**Short problem:**
Each line from the top of the listing through the one holding "0.28, 0.27]" should be restated word for word, with nothing added and no pictures.

**Excerpted records:**
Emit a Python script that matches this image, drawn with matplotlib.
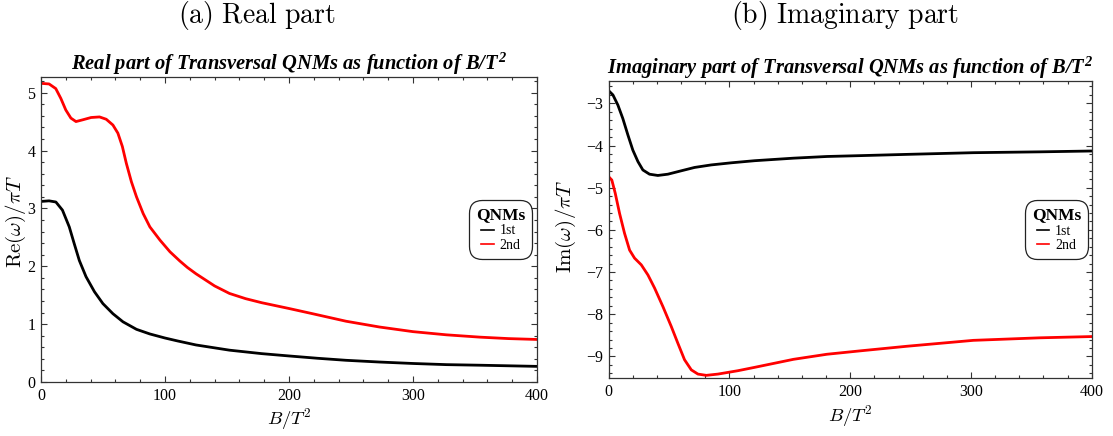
import matplotlib
matplotlib.use("Agg")
import matplotlib.pyplot as plt
from matplotlib.ticker import MultipleLocator
from matplotlib.lines import Line2D

# ---- data: Re(omega)/piT and Im(omega)/piT of transversal QNMs vs B/T^2 ----
re1_b = [0, 6.5, 12, 17.3, 22.8, 26.8, 30.9, 36.3, 43.1, 49.9, 58, 66.1, 77, 87.8, 100,
         110, 125, 152, 178, 200, 223, 246, 273, 300, 327, 354, 377, 400]
re1_w = [3.12, 3.13, 3.11, 2.97, 2.68, 2.39, 2.10, 1.82, 1.56, 1.355, 1.18, 1.04, 0.91,
         0.83, 0.76, 0.71, 0.64, 0.55, 0.49, 0.45, 0.41, 0.375, 0.345, 0.32, 0.30, 0.29,
         0.28, 0.27]

re2_b = [0, 6.5, 11.9, 16, 20, 24.1, 28.2, 33.6, 40.4, 47.2, 52.6, 58, 62, 65.6, 68.8,
         72.9, 77, 82.4, 87.8, 96, 104, 112, 118, 125, 140, 152, 165, 178, 200, 219, 246,
         273, 300, 327, 354, 377, 400]
re2_w = [5.16, 5.15, 5.07, 4.90, 4.70, 4.56, 4.50, 4.53, 4.57, 4.58, 4.54, 4.44, 4.30,
         4.07, 3.78, 3.46, 3.20, 2.91, 2.68, 2.45, 2.25, 2.09, 1.98, 1.87, 1.66, 1.53,
         1.44, 1.37, 1.27, 1.18, 1.05, 0.95, 0.87, 0.815, 0.775, 0.75, 0.735]

im1_b = [0, 3.5, 7.6, 11.7, 15.9, 20, 24.2, 28.3, 33.8, 40.7, 49, 60, 71.1, 84.9, 101.5,
         120.9, 153, 180.7, 208, 247, 302, 357, 400]
im1_w = [-2.70, -2.80, -3.04, -3.36, -3.75, -4.11, -4.38, -4.58, -4.68, -4.71, -4.68,
         -4.60, -4.52, -4.46, -4.41, -4.36, -4.30, -4.26, -4.24, -4.21, -4.17, -4.15, -4.13]

im2_b = [0, 2.6, 5.4, 9, 13.1, 17.3, 21.4, 27, 32.5, 38, 44.9, 51.8, 57.3, 62.8, 68.4,
         73.9, 80.8, 90.5, 107, 120.9, 153, 180.7, 208, 247, 302, 357, 400]
im2_w = [-4.74, -4.82, -5.13, -5.61, -6.08, -6.48, -6.67, -6.83, -7.07, -7.38, -7.82,
         -8.29, -8.69, -9.08, -9.32, -9.42, -9.45, -9.42, -9.34, -9.26, -9.07, -8.95,
         -8.87, -8.76, -8.62, -8.56, -8.53]

mode_names = ["1st", "2nd"]
mode_colors = ["#000000", "#ff0000"]

plt.rcParams["mathtext.fontset"] = "custom"
plt.rcParams["mathtext.rm"] = "Liberation Serif:bold:italic"
plt.rcParams["mathtext.it"] = "Liberation Serif:bold:italic"
plt.rcParams["mathtext.bf"] = "Liberation Serif:bold:italic"

fig = plt.figure(figsize=(11.13, 4.36), dpi=100)
ax_re = fig.add_axes([41 / 1113, 1 - 382 / 436, 496 / 1113, 305 / 436])
ax_im = fig.add_axes([608.7 / 1113, 1 - 378.3 / 436, 483 / 1113, 297.3 / 436])

serif = "Liberation Serif"


def style_axes(ax, ymaj, ymin):
    ax.set_xlim(0, 400)
    ax.xaxis.set_major_locator(MultipleLocator(100))
    ax.xaxis.set_minor_locator(MultipleLocator(20))
    ax.yaxis.set_major_locator(MultipleLocator(ymaj))
    ax.yaxis.set_minor_locator(MultipleLocator(ymin))
    ax.tick_params(which="both", direction="in", top=True, right=True,
                   labeltop=False, labelright=False, color="#333333", width=0.8)
    ax.tick_params(which="major", length=4.5, labelsize=11.5, pad=4)
    ax.tick_params(which="minor", length=2.2)
    for lab in ax.get_xticklabels() + ax.get_yticklabels():
        lab.set_fontfamily(serif)
    for sp in ax.spines.values():
        sp.set_linewidth(0.9)
        sp.set_color("#333333")


def add_legend(ax):
    handles = [Line2D([], [], color=c, lw=1.2) for c in mode_colors]
    leg = ax.legend(handles, mode_names, title="QNMs", loc="center",
                    bbox_to_anchor=(0.927, 0.5), prop={"family": serif, "size": 10},
                    title_fontproperties={"family": serif, "weight": "bold", "size": 12.5},
                    handlelength=0.9, handletextpad=0.4, labelspacing=0.1,
                    borderpad=0.5, frameon=True, fancybox=True, framealpha=1)
    fr = leg.get_frame()
    fr.set_boxstyle("round", pad=0.0, rounding_size=0.9)
    fr.set_edgecolor("#222222")
    fr.set_linewidth(0.9)


# real part
ax_re.plot(re1_b, re1_w, color=mode_colors[0], lw=2.0)
ax_re.plot(re2_b, re2_w, color=mode_colors[1], lw=2.0)
ax_re.set_ylim(0, 5.27)
style_axes(ax_re, 1, 0.2)
add_legend(ax_re)
ax_re.set_title(r"Real part of Transversal QNMs as function of $B/T^2$",
                fontfamily=serif, fontweight="bold", fontstyle="italic",
                fontsize=14.8, pad=3)
ax_re.set_xlabel(r"$B/T^2$", fontsize=13.5, math_fontfamily="cm", labelpad=2)
ax_re.set_ylabel(r"$\mathrm{Re}(\omega)/\pi T$", fontsize=15, math_fontfamily="cm")
ax_re.yaxis.set_label_coords(-0.027, 0.525)

# imaginary part
ax_im.plot(im1_b, im1_w, color=mode_colors[0], lw=2.0)
ax_im.plot(im2_b, im2_w, color=mode_colors[1], lw=2.0)
ax_im.set_ylim(-9.52, -2.47)
style_axes(ax_im, 1, 0.2)
add_legend(ax_im)
ax_im.set_title(r"Imaginary part of Transversal QNMs as function of $B/T^2$",
                fontfamily=serif, fontweight="bold", fontstyle="italic",
                fontsize=14.8, pad=3)
ax_im.set_xlabel(r"$B/T^2$", fontsize=13.5, math_fontfamily="cm", labelpad=2)
ax_im.set_ylabel(r"$\mathrm{Im}(\omega)/\pi T$", fontsize=15, math_fontfamily="cm")
ax_im.yaxis.set_label_coords(-0.064, 0.51)

# panel captions
fig.text(257 / 1113, 1 - 16 / 436, r"$\mathrm{(a)\ Real\ part}$", ha="center",
         va="center", fontsize=20, math_fontfamily="cm")
fig.text(845 / 1113, 1 - 16 / 436, r"$\mathrm{(b)\ Imaginary\ part}$", ha="center",
         va="center", fontsize=20, math_fontfamily="cm")

fig.savefig("out.png", dpi=100)
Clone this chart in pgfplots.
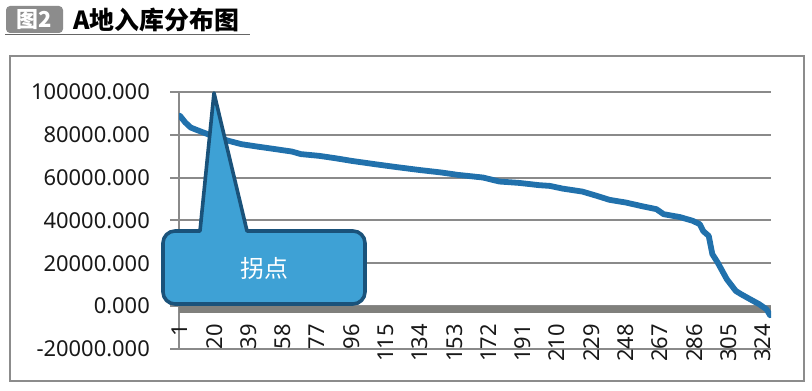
\documentclass[border=0pt]{standalone}
\usepackage{fontspec}
\setmainfont{Noto Sans}
\newfontfamily\cjk{Noto Sans CJK SC}
\usepackage{pgfplots}
\pgfplotsset{compat=1.18}
\definecolor{linec}{RGB}{33,113,172}
\definecolor{gridc}{RGB}{138,138,138}
\definecolor{bandc}{RGB}{128,128,124}
\definecolor{callfill}{RGB}{62,161,213}
\definecolor{calldraw}{RGB}{26,82,122}
\definecolor{framec}{RGB}{140,140,140}
\definecolor{tagc}{RGB}{140,140,140}

\begin{document}
\begin{tikzpicture}
\useasboundingbox (0,0) rectangle (812bp,391bp);
\fill[white] (0,0) rectangle (812bp,391bp);
% title
\fill[tagc, rounded corners=4bp] (6bp,358bp) rectangle (63bp,385bp);
\node[text=white, font=\cjk\bfseries\fontsize{22}{26}\selectfont, inner sep=0pt] at (34.5bp,371.5bp) {图2};
\node[anchor=base west, inner sep=0pt, font=\cjk\bfseries\fontsize{25}{30}\selectfont] at (73bp,361bp) {A地入库分布图};
\draw[black!60, line width=1.5bp] (5bp,356.5bp) -- (250bp,356.5bp);
\draw[framec, line width=2bp] (10bp,10bp) rectangle (804bp,335bp);

\begin{axis}[at={(179bp,42bp)}, anchor=south west, scale only axis,
  width=592bp, height=257bp,
  xmin=0.5, xmax=328.5, ymin=-20000, ymax=100000,
  scaled y ticks=false, scaled x ticks=false,
  axis x line=middle, axis y line=left, axis line style={-},
  x axis line style={draw=none},
  y axis line style={gridc, line width=2bp},
  ytick={-20000,0,20000,40000,60000,80000,100000},
  yticklabels={-20000.000,0.000,20000.000,40000.000,60000.000,80000.000,100000.000},
  xtick={1,20,39,58,77,96,115,134,153,172,191,210,229,248,267,286,305,324},
  /pgf/number format/assume math mode=true,
  ymajorgrids, major grid style={gridc, line width=2bp},
  ytick style={gridc, line width=2bp}, tick align=outside,
  major tick length=9bp,
  xtick style={draw=none},
  tick label style={font=\fontsize{22}{26}\selectfont, text=black!90},
  yticklabel style={inner sep=0pt, anchor=east},
  yticklabel shift=20bp,
  xticklabel style={inner sep=0pt, rotate=90, anchor=east},
  xticklabel shift=9bp,
]
\draw[bandc, line width=7bp] ([yshift=-3.5bp]axis cs:0.5,0) -- ([yshift=-3.5bp]axis cs:328.5,0);
\addplot[linec, line width=5.8bp, line join=round, line cap=round] coordinates {
(1,88900) (4,85750) (7,83400) (13,81400) (20,79200) (28,77200) (35,75650)
(44,74500) (54,73300) (63,72200) (68,71000) (78,70200) (87,69100) (96,67850)
(109,66300) (120,65050) (133,63650) (146,62400) (155,61300) (163,60600)
(169,60050) (178,58200) (189,57550) (200,56500) (206,56150) (213,54900)
(224,53500) (232,51500) (239,49650) (248,48400) (258,46500) (265,45300)
(269,42950) (278,41600) (285,39900) (289,38300) (291,35000) (294,32800)
(296,24300) (299,20300) (301,17200) (304,12600) (309,7100) (312,5550)
(317,3200) (322,900) (326,-1450) (328,-4250)
};
\end{axis}

% callout
\draw[fill=callfill, draw=calldraw, line width=3.6bp, line join=round]
  (200bp,160bp) -- (214bp,298bp) -- (247bp,160bp) -- (353bp,160bp)
  arc[start angle=90, end angle=0, radius=12bp] -- (365bp,99bp)
  arc[start angle=0, end angle=-90, radius=12bp] -- (175bp,87bp)
  arc[start angle=270, end angle=180, radius=12bp] -- (163bp,148bp)
  arc[start angle=180, end angle=90, radius=12bp] -- cycle;
\node[text=white, font=\cjk\fontsize{24}{28}\selectfont, inner sep=0pt] at (264bp,123bp) {拐点};
\end{tikzpicture}
\end{document}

**Finished exercise:**
Emit a Python script that matches this image, drawn with matplotlib.
import matplotlib
matplotlib.use("Agg")
import matplotlib.pyplot as plt
from matplotlib.ticker import MultipleLocator
from matplotlib.lines import Line2D

# ---- data: Re(omega)/piT and Im(omega)/piT of transversal QNMs vs B/T^2 ----
re1_b = [0, 6.5, 12, 17.3, 22.8, 26.8, 30.9, 36.3, 43.1, 49.9, 58, 66.1, 77, 87.8, 100,
         110, 125, 152, 178, 200, 223, 246, 273, 300, 327, 354, 377, 400]
re1_w = [3.12, 3.13, 3.11, 2.97, 2.68, 2.39, 2.10, 1.82, 1.56, 1.355, 1.18, 1.04, 0.91,
         0.83, 0.76, 0.71, 0.64, 0.55, 0.49, 0.45, 0.41, 0.375, 0.345, 0.32, 0.30, 0.29,
         0.28, 0.27]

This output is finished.